My mind is watering, salivating, to digest the new-to-me used books that I purchased at my local bookstore, here in San Telmo. Walrus Bookstore, run by an American named Geoffrey and his wife, whom I have not met. Quaint and perfect.
The two books I picked up were none other than the Early Political Writings of Karl Marx and a couple of combo-shorts by Nietzsche. What before seemed like a task, an obligation for school, now feels like an opportunity. Already delving into Marx, making my heart swell with admiration, and hoping to draw from his ideas even more now than before.

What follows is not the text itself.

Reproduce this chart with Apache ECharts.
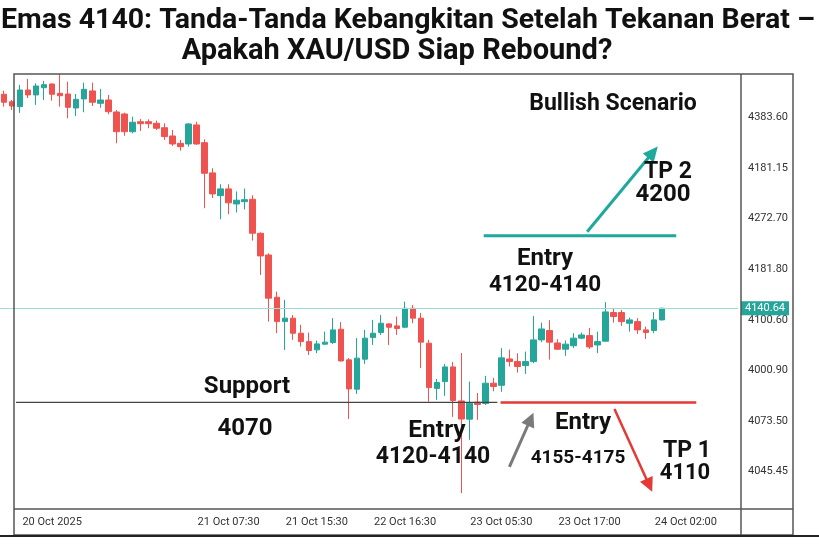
<!DOCTYPE html>
<html><head><meta charset="utf-8">
<script src="https://cdn.jsdelivr.net/npm/echarts@6/dist/echarts.min.js"></script>
<style>html,body{margin:0;padding:0;background:#fff}#c{width:819px;height:547px}</style>
</head><body><div id="c"></div>
<script>
// ---- data: [open, close, low, high] ----
const candles = [
[4301.2,4295.2,4291.9,4303.9],[4295.6,4292.4,4289.4,4296.9],[4291.9,4304.4,4287.2,4308.2],[4304.4,4300.7,4298.4,4312.7],
[4300.7,4307.4,4293.2,4309.4],[4306.1,4308.4,4296.9,4311.2],[4308.9,4301.2,4296.4,4309.4],[4301.9,4300.1,4291.9,4316.4],
[4301.4,4291.4,4283.2,4310.6],[4290.9,4297.4,4284.9,4301.4],[4297.7,4304.9,4287.7,4309.9],[4303.7,4295.2,4292.4,4309.9],
[4294.4,4296.9,4291.1,4305.2],[4296.9,4288.1,4286.2,4300.7],[4287.9,4273.1,4264.4,4289.4],[4286.4,4273.1,4270.1,4287.4],
[4273.1,4280.2,4271.9,4284.4],[4280.6,4279.1,4273.7,4282.7],[4280.6,4279.1,4275.7,4282.4],[4279.4,4275.7,4274.4,4281.4],
[4276.1,4269.4,4266.9,4279.4],[4269.9,4263.9,4262.4,4274.4],[4264.4,4261.9,4258.9,4266.9],[4263.9,4278.9,4261.9,4279.5],
[4278.2,4263.9,4263.2,4280.6],[4264.9,4241.9,4215.7,4267.4],[4242.2,4226.4,4223.4,4245.7],[4225.1,4230.2,4207.4,4233.7],
[4230.2,4219.7,4211.2,4233.7],[4218.9,4221.7,4212.5,4228.3],[4220.6,4222.1,4214.8,4230.5],[4222.4,4196.9,4191.4,4225.4],
[4196.9,4179.9,4165.6,4197.5],[4180.6,4148.2,4130.6,4181.9],[4148.9,4130.6,4121.9,4153.1],[4130.6,4133.2,4109.4,4146.9],
[4133.2,4121.9,4116.9,4135.6],[4121.9,4115.6,4111.9,4128.2],[4115.6,4108.9,4105.6,4122.4],[4109.4,4113.9,4106.9,4116.4],
[4113.7,4115.2,4113.1,4123.1],[4114.9,4124.4,4113.7,4133.2],[4124.9,4101.1,4100.6,4130.2],[4101.9,4080.1,4057.6,4103.2],
[4079.9,4103.2,4076.4,4118.2],[4102.4,4118.2,4098.9,4124.4],[4118.6,4121.9,4113.1,4131.9],[4122.4,4129.4,4120.6,4135.6],
[4128.9,4126.4,4113.1,4129.4],[4127.4,4125.4,4120.6,4134.4],[4126.4,4140.6,4125.7,4145.6],[4140.6,4133.2,4129.4,4143.1],
[4133.2,4115.2,4095.7,4137.1],[4114.4,4081.1,4070.6,4116.9],[4080.5,4085.0,4071.9,4087.6],[4085.6,4096.6,4074.9,4098.9],
[4096.6,4071.4,4059.1,4100.4],[4071.1,4057.5,4001.9,4107.1],[4057.4,4069.4,4041.9,4085.6],[4070.2,4068.4,4056.9,4077.1],
[4069.1,4084.4,4068.1,4089.9],[4084.4,4081.9,4078.3,4088.4],[4082.8,4103.4,4077.9,4110.7],[4102.6,4100.6,4096.9,4109.6],
[4100.6,4096.9,4092.4,4106.9],[4097.6,4100.6,4091.4,4108.1],[4100.6,4116.9,4099.4,4134.9],[4116.9,4125.1,4115.2,4129.9],
[4123.9,4115.2,4102.1,4131.7],[4114.6,4109.9,4109.4,4117.4],[4109.9,4113.7,4104.9,4116.4],[4112.5,4118.2,4110.7,4121.9],
[4118.2,4120.6,4117.4,4122.4],[4120.1,4111.6,4110.1,4125.9],[4113.1,4115.6,4106.9,4123.1],[4115.9,4137.9,4115.6,4145.2],
[4137.4,4134.4,4129.9,4140.1],[4137.4,4130.6,4127.4,4139.4],[4129.4,4131.9,4123.1,4133.6],[4130.6,4124.4,4121.4,4133.2],
[4124.4,4122.4,4117.6,4126.9],[4123.9,4131.9,4121.9,4137.7],[4131.9,4140.64,4131.4,4141.0]
];
const totalSlots = 92;
const categories = Array.from({length: totalSlots}, (_, i) => String(i));
const yTickValues = [4018, 4056, 4094, 4132, 4170, 4208, 4246, 4284];
const yTickLabels = ['4045.45','4073.50','4000.90','4100.60','4181.80','4272.70','4181.15','4383.60'];
const xTickIndex = [6, 28, 39, 50, 62, 73, 85];
const xTickLabels = ['20 Oct 2025','21 Oct 07:30','21 Oct 15:30','22 Oct 16:30','23 Oct 05:30','23 Oct 17:00','24 Oct 02:00'];
const lastPrice = 4140.64;
const supportLevel = 4070;
// annotation levels in data coordinates [categoryIndex, price]
const supportLine = [[1.5, supportLevel], [61.5, supportLevel]];
const sellLine = [[61.9, supportLevel], [86.3, supportLevel]];
const bullLine = [[59.8, 4195], [83.8, 4195]];
const bullArrow = [[72.7, 4198], [81.5, 4262]];
const grayArrow = [[63.0, 4021.6], [66.0, 4062.2]];
const redArrow = [[76.1, 4065], [80.8, 4003]];

const UP = '#26a69a', DOWN = '#ef5350';
const FONT_AX = 'Liberation Sans Narrow, Roboto, sans-serif';
const chart = echarts.init(document.getElementById('c'), null, {renderer: 'canvas'});
chart.setOption({
  backgroundColor: '#fff',
  animation: false,
  grid: {left: -2, right: 81, top: 74, bottom: 38, containLabel: false},
  xAxis: {
    type: 'category', data: categories, boundaryGap: true,
    axisLine: {show: false}, axisTick: {show: false}, splitLine: {show: false},
    axisLabel: {
      interval: (i) => xTickIndex.indexOf(i) >= 0,
      formatter: (v) => { const k = xTickIndex.indexOf(Number(v)); return k >= 0 ? xTickLabels[k] : ''; },
      color: '#333', fontSize: 11, margin: 8, fontFamily: FONT_AX
    }
  },
  yAxis: {
    type: 'value', position: 'right', min: 3990, max: 4316.4, scale: true,
    axisLine: {show: false}, axisTick: {show: false}, splitLine: {show: false},
    axisLabel: {
      customValues: yTickValues,
      formatter: (v) => { let best = 0; yTickValues.forEach((t, i) => { if (Math.abs(t - v) < Math.abs(yTickValues[best] - v)) best = i; }); return yTickLabels[best]; },
      color: '#333', fontSize: 11, margin: 10, fontFamily: FONT_AX
    }
  },
  series: [{
    type: 'candlestick', data: candles, barWidth: 6,
    itemStyle: {color: UP, color0: DOWN, borderColor: UP, borderColor0: DOWN, borderWidth: 1},
    markLine: {
      symbol: 'none', silent: true, animation: false,
      lineStyle: {color: '#9ddcd6', width: 1, type: 'solid'},
      label: {show: true, position: 'end', formatter: lastPrice.toFixed(2), backgroundColor: UP, color: '#fff',
        padding: [2, 4, 1, 4], fontSize: 11, distance: 3, fontFamily: FONT_AX},
      data: [{yAxis: lastPrice}]
    }
  }]
});

function px(pt) {
  const a = chart.convertToPixel({xAxisIndex: 0, yAxisIndex: 0}, [0, pt[1]]);
  const b = chart.convertToPixel({xAxisIndex: 0, yAxisIndex: 0}, [1, pt[1]]);
  return [a[0] + pt[0] * (b[0] - a[0]), a[1]];
}
function line(seg, color, w) {
  const p = px(seg[0]), q = px(seg[1]);
  return {type: 'line', z: 50, shape: {x1: p[0], y1: p[1], x2: q[0], y2: q[1]}, style: {stroke: color, lineWidth: w}};
}
function arrow(seg, color, w, hl, hw) {
  const p = px(seg[0]), q = px(seg[1]);
  const dx = q[0] - p[0], dy = q[1] - p[1], len = Math.hypot(dx, dy);
  const ux = dx / len, uy = dy / len, nx = -uy, ny = ux;
  const bx = q[0] - ux * hl, by = q[1] - uy * hl;
  return [
    {type: 'line', z: 50, shape: {x1: p[0], y1: p[1], x2: bx + ux * 2, y2: by + uy * 2}, style: {stroke: color, lineWidth: w}},
    {type: 'polygon', z: 50, shape: {points: [[q[0], q[1]], [bx + nx * hw, by + ny * hw], [bx - nx * hw, by - ny * hw]]}, style: {fill: color}}
  ];
}
function txt(s, x, y, size, color) {
  return {type: 'text', z: 60, style: {text: s, x: x, y: y, fill: color || '#111', font: 'bold ' + size + 'px Roboto, sans-serif',
    align: 'center', verticalAlign: 'middle', textAlign: 'center', textVerticalAlign: 'middle'}};
}
const els = [
  {type: 'rect', z: 40, shape: {x: 14, y: 74, width: 779, height: 461}, style: {fill: 'none', stroke: '#555', lineWidth: 1.5}},
  {type: 'line', z: 40, shape: {x1: 741, y1: 74, x2: 741, y2: 535}, style: {stroke: '#555', lineWidth: 1.5}},
  {type: 'line', z: 40, shape: {x1: 14, y1: 509, x2: 793, y2: 509}, style: {stroke: '#555', lineWidth: 1.5}},
  {type: 'line', z: 40, shape: {x1: 0, y1: 536, x2: 819, y2: 536}, style: {stroke: '#222', lineWidth: 2}},
  line(supportLine, '#444', 1.3),
  line(sellLine, '#e53935', 2.5),
  line(bullLine, '#1fa89c', 3),
  ...arrow(bullArrow, '#1fa89c', 3, 15, 7),
  ...arrow(grayArrow, '#7a7a7a', 3, 14, 7),
  ...arrow(redArrow, '#e53935', 2.5, 14, 7),
  txt('Emas 4140: Tanda-Tanda Kebangkitan Setelah Tekanan Berat –', 408, 21, 28.5),
  txt('Apakah XAU/USD Siap Rebound?', 397, 52, 29),
  txt('Bullish Scenario', 613, 104, 23),
  txt('TP 2', 668, 172, 23),
  txt('4200', 663, 195, 24),
  txt('Entry', 545, 259, 24),
  txt('4120-4140', 545, 285, 22.5),
  txt('Support', 247, 387, 24),
  txt('4070', 245, 429, 24),
  txt('Entry', 437, 431, 24.5),
  txt('4120-4140', 433, 457, 23),
  txt('Entry', 583, 423, 24),
  txt('4155-4175', 578, 458, 19),
  txt('TP 1', 687, 451, 23),
  txt('4110', 685, 473, 22)
];
chart.setOption({graphic: {elements: els}});
</script></body></html>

Reading the Introduction was a moment of enlightenment -- an epiphanic eureka-moment. For so long, I have been trying to explain to people how Marx was not a Communist, invoking quotes from Capital and Political Economy. When reading Easton and Guddat's intro, who summarize the three earliest periods of Marx's pensive dialectic, I noticed that Marx often uses the term universal when explaining his Idea. As he describes: "the capacity of the universal class to be actually universal, that is, to be the class of every citizen", meaning removing the fictitious value of money, the value as an ends as opposed to a means, which would eliminate the current class-system. Marx's argument is that the obsession with money, materialism, alienates man from his potential, almost endenturing him as a slave to the system. He calls for a revitalization of human dignity. My heart swells and my eyes well-up.

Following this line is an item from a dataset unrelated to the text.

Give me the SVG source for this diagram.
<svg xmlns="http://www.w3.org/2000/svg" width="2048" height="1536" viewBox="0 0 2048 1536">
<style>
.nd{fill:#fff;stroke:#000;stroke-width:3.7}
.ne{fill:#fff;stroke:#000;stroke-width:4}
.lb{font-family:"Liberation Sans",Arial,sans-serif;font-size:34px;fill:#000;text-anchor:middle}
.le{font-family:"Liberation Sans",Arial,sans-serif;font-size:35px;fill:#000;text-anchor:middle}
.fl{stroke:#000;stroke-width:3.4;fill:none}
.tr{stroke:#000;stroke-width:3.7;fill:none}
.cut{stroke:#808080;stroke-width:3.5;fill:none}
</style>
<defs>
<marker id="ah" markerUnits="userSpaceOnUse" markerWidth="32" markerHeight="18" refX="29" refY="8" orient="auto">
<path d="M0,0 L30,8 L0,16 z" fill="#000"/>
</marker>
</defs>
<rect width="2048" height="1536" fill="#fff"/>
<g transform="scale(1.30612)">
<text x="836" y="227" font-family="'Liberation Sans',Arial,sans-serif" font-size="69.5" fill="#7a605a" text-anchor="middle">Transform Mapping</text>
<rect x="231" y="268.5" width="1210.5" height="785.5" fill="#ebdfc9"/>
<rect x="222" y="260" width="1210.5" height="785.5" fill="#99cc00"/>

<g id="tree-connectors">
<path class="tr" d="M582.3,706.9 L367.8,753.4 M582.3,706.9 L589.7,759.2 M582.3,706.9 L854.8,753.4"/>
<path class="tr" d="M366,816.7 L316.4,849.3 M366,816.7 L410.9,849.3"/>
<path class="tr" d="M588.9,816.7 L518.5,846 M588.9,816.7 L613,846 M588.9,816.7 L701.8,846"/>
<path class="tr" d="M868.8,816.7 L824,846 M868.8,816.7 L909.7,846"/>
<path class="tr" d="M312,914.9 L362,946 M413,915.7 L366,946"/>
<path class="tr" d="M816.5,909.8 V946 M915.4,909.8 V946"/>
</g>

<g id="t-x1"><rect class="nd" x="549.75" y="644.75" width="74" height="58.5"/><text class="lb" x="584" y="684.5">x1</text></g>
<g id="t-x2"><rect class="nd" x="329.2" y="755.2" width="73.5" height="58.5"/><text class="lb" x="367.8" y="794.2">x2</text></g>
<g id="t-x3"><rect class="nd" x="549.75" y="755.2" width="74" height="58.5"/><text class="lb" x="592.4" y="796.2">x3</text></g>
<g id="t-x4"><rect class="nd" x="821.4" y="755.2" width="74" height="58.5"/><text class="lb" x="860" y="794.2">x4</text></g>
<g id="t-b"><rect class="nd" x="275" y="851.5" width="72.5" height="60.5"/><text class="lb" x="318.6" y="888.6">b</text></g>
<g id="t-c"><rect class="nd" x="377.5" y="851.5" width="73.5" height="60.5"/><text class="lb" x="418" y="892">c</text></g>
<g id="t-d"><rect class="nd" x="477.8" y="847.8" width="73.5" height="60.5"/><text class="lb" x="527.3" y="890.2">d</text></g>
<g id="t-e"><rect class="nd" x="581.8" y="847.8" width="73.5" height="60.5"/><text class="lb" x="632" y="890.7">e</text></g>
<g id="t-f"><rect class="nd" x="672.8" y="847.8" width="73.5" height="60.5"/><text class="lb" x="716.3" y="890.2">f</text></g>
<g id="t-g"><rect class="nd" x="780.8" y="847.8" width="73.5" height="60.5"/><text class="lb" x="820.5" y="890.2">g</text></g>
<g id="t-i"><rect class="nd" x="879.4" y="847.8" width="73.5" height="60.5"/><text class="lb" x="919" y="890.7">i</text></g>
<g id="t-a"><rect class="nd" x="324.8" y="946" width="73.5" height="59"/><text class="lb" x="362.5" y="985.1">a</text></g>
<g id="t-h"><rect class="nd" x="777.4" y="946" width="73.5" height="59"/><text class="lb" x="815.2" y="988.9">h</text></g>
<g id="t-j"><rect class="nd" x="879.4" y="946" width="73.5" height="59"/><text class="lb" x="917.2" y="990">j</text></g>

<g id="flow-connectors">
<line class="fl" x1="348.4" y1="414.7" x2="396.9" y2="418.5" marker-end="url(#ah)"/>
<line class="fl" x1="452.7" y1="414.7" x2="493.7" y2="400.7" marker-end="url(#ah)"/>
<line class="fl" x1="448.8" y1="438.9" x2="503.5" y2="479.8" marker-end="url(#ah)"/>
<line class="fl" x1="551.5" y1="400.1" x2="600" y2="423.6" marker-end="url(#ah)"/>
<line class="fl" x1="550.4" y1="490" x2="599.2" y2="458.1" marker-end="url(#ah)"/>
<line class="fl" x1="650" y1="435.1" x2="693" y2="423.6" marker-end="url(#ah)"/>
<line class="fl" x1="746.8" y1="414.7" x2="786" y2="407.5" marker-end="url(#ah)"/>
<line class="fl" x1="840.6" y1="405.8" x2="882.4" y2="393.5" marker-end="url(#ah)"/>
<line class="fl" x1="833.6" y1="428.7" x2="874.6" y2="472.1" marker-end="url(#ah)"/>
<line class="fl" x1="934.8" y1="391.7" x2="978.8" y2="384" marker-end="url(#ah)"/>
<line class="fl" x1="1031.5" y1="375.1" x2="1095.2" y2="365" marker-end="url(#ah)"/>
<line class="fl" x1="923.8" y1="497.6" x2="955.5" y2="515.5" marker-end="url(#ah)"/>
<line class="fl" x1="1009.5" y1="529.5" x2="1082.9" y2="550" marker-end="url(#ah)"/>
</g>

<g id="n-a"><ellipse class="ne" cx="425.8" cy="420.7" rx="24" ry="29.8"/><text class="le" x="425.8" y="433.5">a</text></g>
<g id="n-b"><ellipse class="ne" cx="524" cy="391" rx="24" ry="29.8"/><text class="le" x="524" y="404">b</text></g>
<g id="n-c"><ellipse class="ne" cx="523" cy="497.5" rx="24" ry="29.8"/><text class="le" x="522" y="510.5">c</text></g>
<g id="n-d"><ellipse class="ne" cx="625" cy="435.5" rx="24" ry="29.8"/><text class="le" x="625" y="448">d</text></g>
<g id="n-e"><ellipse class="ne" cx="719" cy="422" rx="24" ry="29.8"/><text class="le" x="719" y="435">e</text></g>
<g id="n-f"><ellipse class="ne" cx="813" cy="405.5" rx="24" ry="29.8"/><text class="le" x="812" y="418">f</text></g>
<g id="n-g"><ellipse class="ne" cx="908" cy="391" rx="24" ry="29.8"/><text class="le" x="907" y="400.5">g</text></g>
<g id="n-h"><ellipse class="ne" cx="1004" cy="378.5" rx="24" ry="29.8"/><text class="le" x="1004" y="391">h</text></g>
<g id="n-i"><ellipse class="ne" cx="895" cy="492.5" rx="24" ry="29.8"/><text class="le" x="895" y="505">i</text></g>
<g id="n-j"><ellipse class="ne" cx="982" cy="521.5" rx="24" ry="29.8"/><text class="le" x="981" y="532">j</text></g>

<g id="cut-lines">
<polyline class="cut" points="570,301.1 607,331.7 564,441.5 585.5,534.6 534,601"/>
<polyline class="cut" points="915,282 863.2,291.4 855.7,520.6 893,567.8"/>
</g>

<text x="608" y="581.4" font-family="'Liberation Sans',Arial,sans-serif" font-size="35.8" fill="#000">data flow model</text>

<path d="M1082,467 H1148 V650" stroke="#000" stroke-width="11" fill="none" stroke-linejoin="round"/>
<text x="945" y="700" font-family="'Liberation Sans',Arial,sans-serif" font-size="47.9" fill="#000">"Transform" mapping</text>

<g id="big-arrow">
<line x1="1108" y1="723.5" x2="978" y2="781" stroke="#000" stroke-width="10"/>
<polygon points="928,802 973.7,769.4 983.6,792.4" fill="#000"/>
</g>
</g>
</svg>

Can he be considered a universalist? No. In all honesty, I don't even think he would have considered himself a Marxist -- ideologies act as a form of religion, alienating man from his true purpose. Eureka!
Do you ever have excitement bubble in your belly for sudden realizations? Perhaps not the belly, perhaps a flutter in the heart or a bounce in the step, a patter of a foot or a fist-pump in the air.
This fine piece of political prose has not only gained a permanent place on my bookshelf, but in my heart, a swell. Such is the importance of a basic bookstore principles.